If the 20-DMA fails to withstand the pressure, the euro could dip towards 1.1800 for the first time in a week
EURUSD failed to break above the 1.1880 intermediate resistance earlier in the day to turn negative in recent trading. The pair slipped to intraday lows around 1.1840 and was last seen clinging to the lower end of the range as the selling pressure surrounding the greenback has eased somehow. Now, the common currency could threaten the 20-DMA, today at 1.1825. If this moving average fails to withstand the pressure, the 1.1800 figure will come into market focus for the first time in a week. On the upside, the 1.1900 level continues to act as the immediate target for euro bulls. Of note, the daily RSI is pointing slightly lower in the neutral territory, which implies that the path of least resistance is to the downside at this stage.
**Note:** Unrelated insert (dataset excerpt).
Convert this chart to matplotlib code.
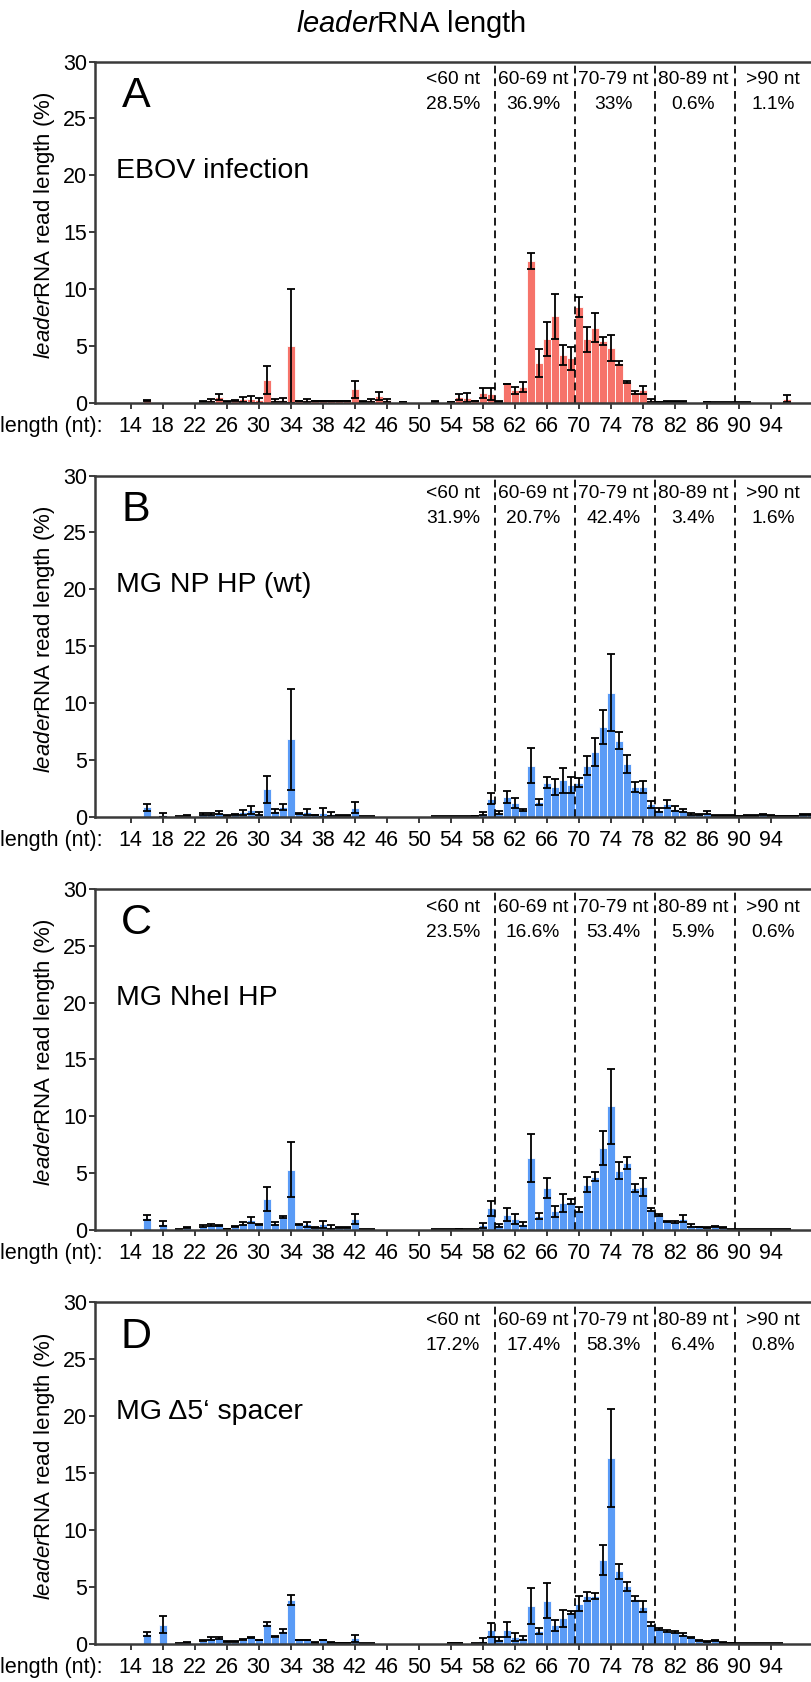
import matplotlib
matplotlib.use("Agg")
import matplotlib.pyplot as plt
import matplotlib.transforms as mtransforms
from matplotlib import font_manager as fm
import numpy as np

# ---------------- data ----------------
lengths = list(range(14, 100))
xtick_labels = list(range(14, 98, 4))
ytick_values = [0, 5, 10, 15, 20, 25, 30]
boundaries = [59.5, 69.5, 79.5, 89.5]
bin_labels = ["<60 nt", "60-69 nt", "70-79 nt", "80-89 nt", ">90 nt"]
bin_centers = [54.3, 64.3, 74.3, 84.3, 94.3]

panel_letters = ["A", "B", "C", "D"]
conditions = ["EBOV infection", "MG NP HP (wt)", "MG NheI HP", "MG \u03945\u2018 spacer"]

pct_A = ["28.5%", "36.9%", "33%", "0.6%", "1.1%"]
pct_B = ["31.9%", "20.7%", "42.4%", "3.4%", "1.6%"]
pct_C = ["23.5%", "16.6%", "53.4%", "5.9%", "0.6%"]
pct_D = ["17.2%", "17.4%", "58.3%", "6.4%", "0.8%"]

vals_A = [0, 0, 0.22, 0, 0, 0, 0, 0, 0, 0.1,
          0.2, 0.5, 0.1, 0.2, 0.3, 0.3, 0.2, 2.0, 0.2, 0.25,
          5.0, 0.15, 0.2, 0.15, 0.15, 0.15, 0.15, 0.15, 1.2, 0.1,
          0.2, 0.6, 0.2, 0, 0.08, 0, 0, 0, 0.12, 0,
          0.05, 0.5, 0.45, 0.15, 0.85, 0.75, 0.1, 1.65, 1.1, 1.4,
          12.45, 3.5, 5.6, 7.6, 4.2, 3.9, 8.4, 5.6, 6.6, 5.4,
          4.8, 3.5, 1.85, 0.9, 1.1, 0.2, 0.05, 0.1, 0.1, 0.1,
          0, 0, 0.05, 0.03, 0.03, 0.03, 0.03, 0.03, 0, 0,
          0, 0, 0.35, 0, 0, 0]
err_A = [0, 0, 0.03, 0, 0, 0, 0, 0, 0, 0.04,
         0.1, 0.25, 0.03, 0.05, 0.2, 0.3, 0.2, 1.25, 0.1, 0.2,
         5.0, 0.03, 0.15, 0.03, 0.03, 0.03, 0.03, 0.03, 0.75, 0.03,
         0.15, 0.35, 0.15, 0, 0.02, 0, 0, 0, 0.03, 0,
         0.02, 0.3, 0.4, 0.03, 0.45, 0.5, 0.03, 0.03, 0.3, 0.45,
         0.7, 1.2, 1.5, 2.0, 0.9, 1.0, 0.9, 1.1, 1.3, 0.35,
         1.15, 0.2, 0.1, 0.15, 0.35, 0.15, 0.02, 0.02, 0.02, 0.02,
         0, 0, 0.02, 0.02, 0.02, 0.02, 0.02, 0.02, 0, 0,
         0, 0, 0.3, 0, 0, 0]

vals_B = [0, 0, 0.82, 0, 0.18, 0, 0.03, 0.1, 0, 0.25,
          0.25, 0.35, 0.1, 0.2, 0.4, 0.6, 0.25, 2.4, 0.5, 0.85,
          6.8, 0.3, 0.4, 0.15, 0.35, 0.25, 0.1, 0.1, 0.8, 0.02,
          0.02, 0, 0, 0, 0, 0, 0, 0, 0.03, 0.03,
          0.03, 0.03, 0.02, 0.05, 0.25, 1.6, 0.35, 1.75, 1.2, 0.6,
          4.5, 1.3, 3.0, 2.6, 3.2, 2.8, 3.0, 4.5, 5.7, 7.9,
          10.9, 6.7, 4.6, 2.6, 2.6, 1.1, 0.6, 1.1, 0.7, 0.55,
          0.25, 0.2, 0.35, 0.1, 0.1, 0.1, 0.05, 0.1, 0.1, 0.2,
          0.1, 0.05, 0.05, 0.05, 0.2, 0.2]
err_B = [0, 0, 0.3, 0, 0.17, 0, 0.02, 0.03, 0, 0.1,
         0.1, 0.15, 0.03, 0.05, 0.22, 0.35, 0.12, 1.2, 0.2, 0.25,
         4.45, 0.05, 0.27, 0.03, 0.4, 0.17, 0.03, 0.03, 0.45, 0.02,
         0.02, 0, 0, 0, 0, 0, 0, 0, 0.02, 0.02,
         0.02, 0.02, 0.02, 0.03, 0.12, 0.5, 0.15, 0.55, 0.45, 0.12,
         1.5, 0.3, 0.5, 0.7, 1.1, 0.7, 0.4, 0.85, 1.25, 1.5,
         3.4, 0.75, 0.8, 0.45, 0.55, 0.3, 0.15, 0.35, 0.2, 0.17,
         0.1, 0.03, 0.12, 0.02, 0.02, 0.02, 0.02, 0.02, 0.02, 0.02,
         0.02, 0.02, 0.02, 0.02, 0.02, 0.02]

vals_C = [0, 0, 1.06, 0, 0.56, 0.02, 0.05, 0.2, 0, 0.35,
          0.45, 0.4, 0.1, 0.3, 0.55, 0.85, 0.45, 2.7, 0.55, 1.15,
          5.3, 0.45, 0.5, 0.2, 0.5, 0.3, 0.2, 0.2, 0.95, 0.03,
          0.03, 0, 0, 0, 0, 0, 0, 0, 0.03, 0.05,
          0.05, 0.1, 0.05, 0.05, 0.4, 1.9, 0.4, 1.35, 1.0, 0.55,
          6.3, 1.25, 3.7, 1.65, 2.4, 2.5, 1.8, 4.0, 4.7, 7.2,
          10.9, 5.2, 5.9, 3.7, 3.8, 1.8, 1.3, 0.75, 0.7, 1.0,
          0.4, 0.25, 0.2, 0.3, 0.2, 0.05, 0.05, 0.03, 0.03, 0.03,
          0.03, 0.03, 0.03, 0, 0, 0]
err_C = [0, 0, 0.22, 0, 0.25, 0, 0.02, 0.03, 0, 0.1,
         0.12, 0.07, 0.03, 0.03, 0.12, 0.25, 0.05, 1.05, 0.15, 0.12,
         2.4, 0.05, 0.2, 0.03, 0.32, 0.18, 0.03, 0.03, 0.42, 0.02,
         0.02, 0, 0, 0, 0, 0, 0, 0, 0.02, 0.02,
         0.02, 0.03, 0.02, 0.02, 0.25, 0.65, 0.1, 0.6, 0.45, 0.17,
         2.1, 0.25, 0.9, 0.5, 0.8, 0.2, 0.2, 0.7, 0.4, 1.5,
         3.3, 0.75, 0.5, 0.35, 0.8, 0.1, 0.1, 0.05, 0.1, 0.3,
         0.1, 0.03, 0.03, 0.07, 0.03, 0.02, 0.02, 0.02, 0.02, 0.02,
         0.02, 0.02, 0.02, 0, 0, 0]

vals_D = [0, 0, 0.84, 0, 1.65, 0, 0.02, 0.1, 0, 0.25,
          0.45, 0.45, 0.15, 0.15, 0.35, 0.55, 0.3, 1.75, 0.6, 1.1,
          3.8, 0.3, 0.3, 0.1, 0.3, 0.1, 0.05, 0.05, 0.45, 0.02,
          0.02, 0, 0, 0, 0, 0, 0, 0, 0, 0,
          0.05, 0.03, 0, 0.02, 0.25, 1.2, 0.4, 1.2, 0.6, 0.45,
          3.3, 1.1, 3.75, 1.6, 2.2, 2.75, 3.5, 4.15, 4.2, 7.35,
          16.3, 6.35, 5.05, 3.95, 3.25, 1.7, 1.3, 1.1, 1.0, 0.8,
          0.55, 0.25, 0.2, 0.3, 0.1, 0.05, 0.02, 0.02, 0.02, 0.02,
          0.02, 0.02, 0, 0, 0, 0]
err_D = [0, 0, 0.2, 0, 0.75, 0, 0.02, 0.03, 0, 0.05,
         0.12, 0.08, 0.03, 0.03, 0.05, 0.05, 0.03, 0.17, 0.05, 0.17,
         0.45, 0.03, 0.03, 0.03, 0.03, 0.03, 0.02, 0.02, 0.3, 0.02,
         0.02, 0, 0, 0, 0, 0, 0, 0, 0, 0,
         0.02, 0.02, 0, 0.02, 0.2, 0.6, 0.2, 0.65, 0.35, 0.17,
         1.55, 0.3, 1.55, 0.5, 0.75, 0.15, 0.65, 0.4, 0.25, 1.35,
         4.3, 0.65, 0.4, 0.2, 0.45, 0.2, 0.1, 0.05, 0.1, 0.1,
         0.05, 0.03, 0.03, 0.05, 0.02, 0.02, 0.02, 0.02, 0.02, 0.02,
         0.02, 0.02, 0, 0, 0, 0]

# ---------------- style ----------------
names = {f.name for f in fm.fontManager.ttflist}
REG = "Liberation Sans" if "Liberation Sans" in names else "DejaVu Sans"

plt.rcParams["font.family"] = [REG, "DejaVu Sans"]
plt.rcParams["mathtext.fontset"] = "custom"
plt.rcParams["mathtext.it"] = REG + ":italic"
plt.rcParams["mathtext.rm"] = REG

SALMON = "#F6736A"
BLUE = "#5A9BF6"
SPINE = "#3a3a3a"

fig = plt.figure(figsize=(8.12, 16.82), dpi=100)
H = 1682.0
W = 812.0

zero_px = [402.7, 816.7, 1230.0, 1643.5]
panel_h = 341.1
left_px = 95.0

TICK_LEN = 4.3
XPAD = 5.4

panels = [
    (vals_A, err_A, pct_A, SALMON),
    (vals_B, err_B, pct_B, BLUE),
    (vals_C, err_C, pct_C, BLUE),
    (vals_D, err_D, pct_D, BLUE),
]

x = np.array(lengths)
for i, (vals, errs, pcts, col) in enumerate(panels):
    bottom = 1 - zero_px[i] / H
    ax = fig.add_axes([left_px / W, bottom, 1 - left_px / W, panel_h / H])
    v = np.array(vals, dtype=float)
    e = np.array(errs, dtype=float)
    ax.bar(x, v, width=1.0, color=col, edgecolor="white", linewidth=0.6, zorder=2)
    m = e > 0
    ax.errorbar(x[m], v[m], yerr=e[m], fmt="none", ecolor="black",
                elinewidth=1.3, capsize=2.8, capthick=1.3, zorder=3)
    for b in boundaries:
        ax.axvline(b, color="black", lw=1.25, ls=(0, (4.5, 2.8)), zorder=4)
    ax.set_xlim(9.54, 9.54 + (W - left_px) / 8.0)
    ax.set_ylim(0, 30)
    ax.set_yticks(ytick_values)
    ax.set_xticks(xtick_labels)
    ax.set_xticklabels([str(t) for t in xtick_labels], fontsize=15.5)
    ax.set_yticklabels([str(t) for t in ytick_values], fontsize=15.5)
    ax.tick_params(axis="both", direction="out", length=TICK_LEN, width=1.4, color=SPINE)
    ax.tick_params(axis="x", pad=XPAD)
    ax.tick_params(axis="y", pad=1.5)
    for s in ["left", "bottom", "top"]:
        ax.spines[s].set_linewidth(1.8)
        ax.spines[s].set_color(SPINE)
        ax.spines[s].set_zorder(5)
    ax.spines["right"].set_visible(False)

    for c, lab, p in zip(bin_centers, bin_labels, pcts):
        ax.text(c, 28.4, lab, ha="center", va="center", fontsize=13.8, zorder=6)
        ax.text(c, 26.2, p, ha="center", va="center", fontsize=13.8, zorder=6)
    ax.text(14.7, 27.0, panel_letters[i], ha="center", va="center", fontsize=31)
    ax.text(12.2, 20.4, conditions[i], ha="left", va="center", fontsize=20.5)

    blend = mtransforms.blended_transform_factory(fig.transFigure, ax.transAxes)
    ax.annotate("length (nt):", xy=(0.0, 0.0), xycoords=blend,
                xytext=(0, -(TICK_LEN + XPAD)),
                textcoords="offset points", ha="left", va="top", fontsize=15.5)

    ycen = 1 - (zero_px[i] - 0.52 * panel_h) / H
    fig.text(45 / W, ycen, r"$\mathit{leader}$RNA read length (%)", rotation=90,
             ha="center", va="center", fontsize=16)

# title
fig.text(411 / W, 1 - 24 / H, r"$\mathit{leader}$RNA length", ha="center", va="center",
         fontsize=21)

fig.savefig("out.png", dpi=100)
The cable has been retaining a modest upside bias since Tuesday, notching this week’s high at 1.3946 before erasing some gains in recent trading. Despite the dollar trimmed losses, it remains vulnerable in the short term, suggesting the cable could at least stay afloat in the near term. On the four-hour charts, GBPUSD looks directionless while the overall technical picture is neutral. The pair continues to flirt with the 100-DMA that arrives at 1.3920 today. On the upside, a decisive break above the 1.4000 hurdle would improve the near-term technical picture. In a wider picture, the pound looks relatively steady as long as the prices are clinging to the 20-week SMA that lies marginally below the 1.4000 figure.
USDJPY bounced higher following two days of losses. Earlier in the day, the pair dipped below the 109.00 figure to stage a recovery in recent trading. The dollar rebounded to the 109.20 area, lacking upside momentum to see a more robust ascent from local lows. However, it looks like the prices would manage to hold above the 109.00 area that may trigger a bounce eventually. On the upside, the immediate target for dollar bulls arrives at 109.30, followed by the 100-DMA, today at 109.57. In a wider picture, USDJPY needs to overcome the descending 20-DMA that arrives just below the 110.00 figure.
Gold prices turned marginally higher on Wednesday following two days of modest losses. The bullion remains in a tight trading range, struggling for a directional bias these days. The yellow metal bounced from the 20-DMA earlier in the day to register local highs around $1,815. Now, the prices are targeting the 200-DMA that arrives at $1,819 today. The yellow metal now needs to make a decisive break above the mentioned simple moving average in order to get out of the consolidative range. Then, last month’s highs in the $1,834 area will come into market focus. Gold prices could challenge this region in the coming days if the selling pressure surrounding the dollar intensifies.
USDCHF is back in the positive territory on Wednesday following seven consecutive days of losses. The pair plunged to mid-June lows in the 0.9020 area that triggered a bounce and pushed the prices to the 0.9060 region in recent trading. If the recovery continues in the short term, USDCHF could challenge the 200-DMA, today at 0.9073. However, a decisive break above this moving average looks unlikely in the short term as the dollar remains vulnerable in general. On the hourly charts, the pair has exceeded the descending 100-SMA, adding to a brighter short-term technical picture. In the longer term, the outlook looks slightly bearish.